Task to carry out: Leaving out the pictures, retype all the material exactly.
━━━ Dataset section ━━━
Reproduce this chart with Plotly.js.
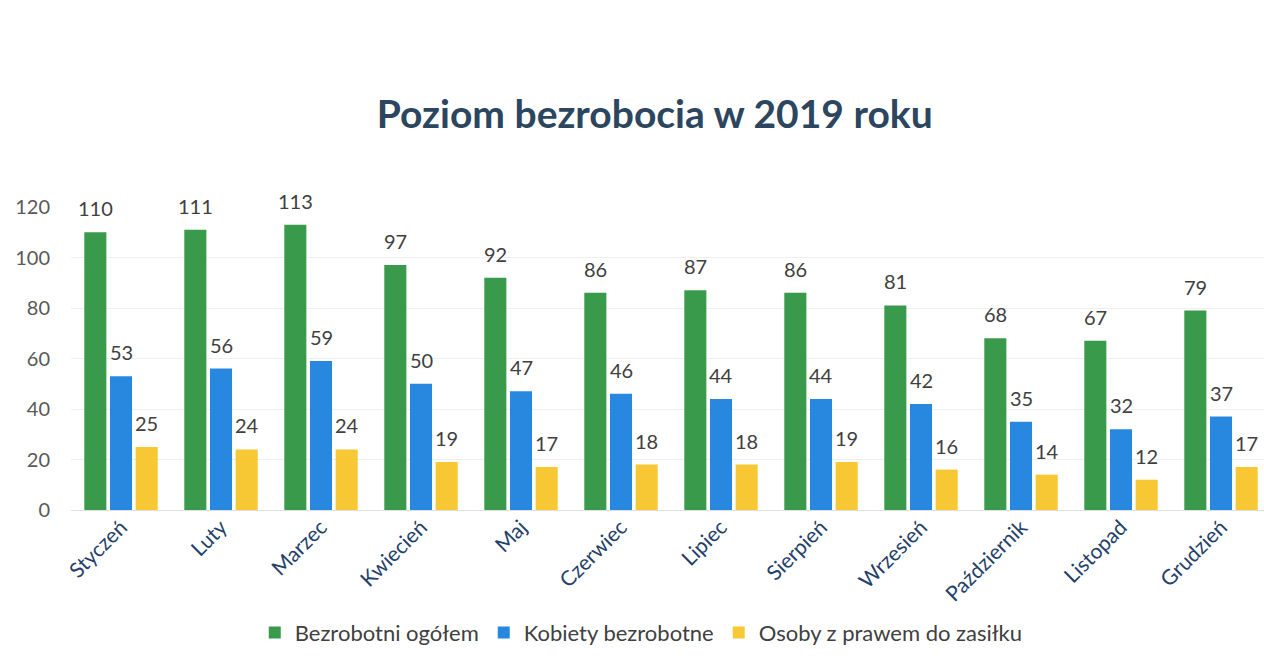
<!DOCTYPE html>
<html><head><meta charset="utf-8">
<script src="https://cdn.plot.ly/plotly-3.0.1.min.js"></script>
<style>html,body{margin:0;padding:0;background:#fff}#c{width:1264px;height:665px}</style>
</head><body><div id="c"></div>
<script>
const months = ["Styczeń","Luty","Marzec","Kwiecień","Maj","Czerwiec","Lipiec","Sierpień","Wrzesień","Październik","Listopad","Grudzień"];
const ogolem = [110,111,113,97,92,86,87,86,81,68,67,79];
const kobiety = [53,56,59,50,47,46,44,44,42,35,32,37];
const zasilek = [25,24,24,19,17,18,18,19,16,14,12,17];
const seriesNames = ["Bezrobotni ogółem","Kobiety bezrobotne","Osoby z prawem do zasiłku"];
const yTicks = [0,20,40,60,80,100,120];

const FONT = "Lato, 'Open Sans', sans-serif";
const colors = ["#3a9a4c","#2888df","#f8c834"];
const series = [ogolem,kobiety,zasilek];
const data = series.map((vals,i)=>({type:"bar", x:months, y:vals, name:seriesNames[i],
    marker:{color:colors[i]}, hoverinfo:"none"}));
// data labels above bars, offset per series within the group
const slot = 25.7;
const annotations = [];
series.forEach((vals,i)=>{
  vals.forEach((v,j)=>{
    annotations.push({x:months[j], y:v, xref:"x", yref:"y", text:String(v), showarrow:false,
      xshift:(i-1)*slot, yshift:24, yanchor:"middle", xanchor:"center",
      font:{family:FONT,size:20,color:"#404040"}});
  });
});
const layout={
  width:1264,height:665,margin:{l:71,r:0,t:207,b:155},
  paper_bgcolor:"#fff",plot_bgcolor:"#fff",
  barmode:"group",bargap:0.23,bargroupgap:0.14,
  title:{text:"<b>Poziom bezrobocia w 2019 roku</b>",x:0.518,xref:"container",y:0.828,yref:"container",yanchor:"middle",
    font:{family:FONT,size:39,color:"#2b465e"}},
  xaxis:{type:"category",range:[-0.5,11.43],tickangle:-45,showgrid:false,showline:false,ticks:"",
    tickfont:{family:FONT,size:21,color:"#24406a"}},
  yaxis:{range:[0,120],tickvals:yTicks,showgrid:true,gridcolor:"#f0f0f0",zeroline:true,zerolinecolor:"#e0e0e0",
    ticks:"",ticklabelstandoff:20,tickfont:{family:FONT,size:20,color:"#595959"}},
  annotations:annotations,
  showlegend:true,
  legend:{orientation:"h",x:0.478,xanchor:"center",y:-0.405,yanchor:"middle",
    font:{family:FONT,size:22,color:"#404040"},itemwidth:30,tracegroupgap:0}
};
Plotly.newPlot("c",data,layout,{displayModeBar:false,staticPlot:true});
</script></body></html>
━━━
Exercise response:
Reproduce this chart with Plotly.js.
<!DOCTYPE html>
<html><head><meta charset="utf-8">
<script src="https://cdn.plot.ly/plotly-3.0.1.min.js"></script>
<style>html,body{margin:0;padding:0;background:#fff}#c{width:1264px;height:665px}</style>
</head><body><div id="c"></div>
<script>
const months = ["Styczeń","Luty","Marzec","Kwiecień","Maj","Czerwiec","Lipiec","Sierpień","Wrzesień","Październik","Listopad","Grudzień"];
const ogolem = [110,111,113,97,92,86,87,86,81,68,67,79];
const kobiety = [53,56,59,50,47,46,44,44,42,35,32,37];
const zasilek = [25,24,24,19,17,18,18,19,16,14,12,17];
const seriesNames = ["Bezrobotni ogółem","Kobiety bezrobotne","Osoby z prawem do zasiłku"];
const yTicks = [0,20,40,60,80,100,120];

const FONT = "Lato, 'Open Sans', sans-serif";
const colors = ["#3a9a4c","#2888df","#f8c834"];
const series = [ogolem,kobiety,zasilek];
const data = series.map((vals,i)=>({type:"bar", x:months, y:vals, name:seriesNames[i],
    marker:{color:colors[i]}, hoverinfo:"none"}));
// data labels above bars, offset per series within the group
const slot = 25.7;
const annotations = [];
series.forEach((vals,i)=>{
  vals.forEach((v,j)=>{
    annotations.push({x:months[j], y:v, xref:"x", yref:"y", text:String(v), showarrow:false,
      xshift:(i-1)*slot, yshift:24, yanchor:"middle", xanchor:"center",
      font:{family:FONT,size:20,color:"#404040"}});
  });
});
const layout={
  width:1264,height:665,margin:{l:71,r:0,t:207,b:155},
  paper_bgcolor:"#fff",plot_bgcolor:"#fff",
  barmode:"group",bargap:0.23,bargroupgap:0.14,
  title:{text:"<b>Poziom bezrobocia w 2019 roku</b>",x:0.518,xref:"container",y:0.828,yref:"container",yanchor:"middle",
    font:{family:FONT,size:39,color:"#2b465e"}},
  xaxis:{type:"category",range:[-0.5,11.43],tickangle:-45,showgrid:false,showline:false,ticks:"",
    tickfont:{family:FONT,size:21,color:"#24406a"}},
  yaxis:{range:[0,120],tickvals:yTicks,showgrid:true,gridcolor:"#f0f0f0",zeroline:true,zerolinecolor:"#e0e0e0",
    ticks:"",ticklabelstandoff:20,tickfont:{family:FONT,size:20,color:"#595959"}},
  annotations:annotations,
  showlegend:true,
  legend:{orientation:"h",x:0.478,xanchor:"center",y:-0.405,yanchor:"middle",
    font:{family:FONT,size:22,color:"#404040"},itemwidth:30,tracegroupgap:0}
};
Plotly.newPlot("c",data,layout,{displayModeBar:false,staticPlot:true});
</script></body></html>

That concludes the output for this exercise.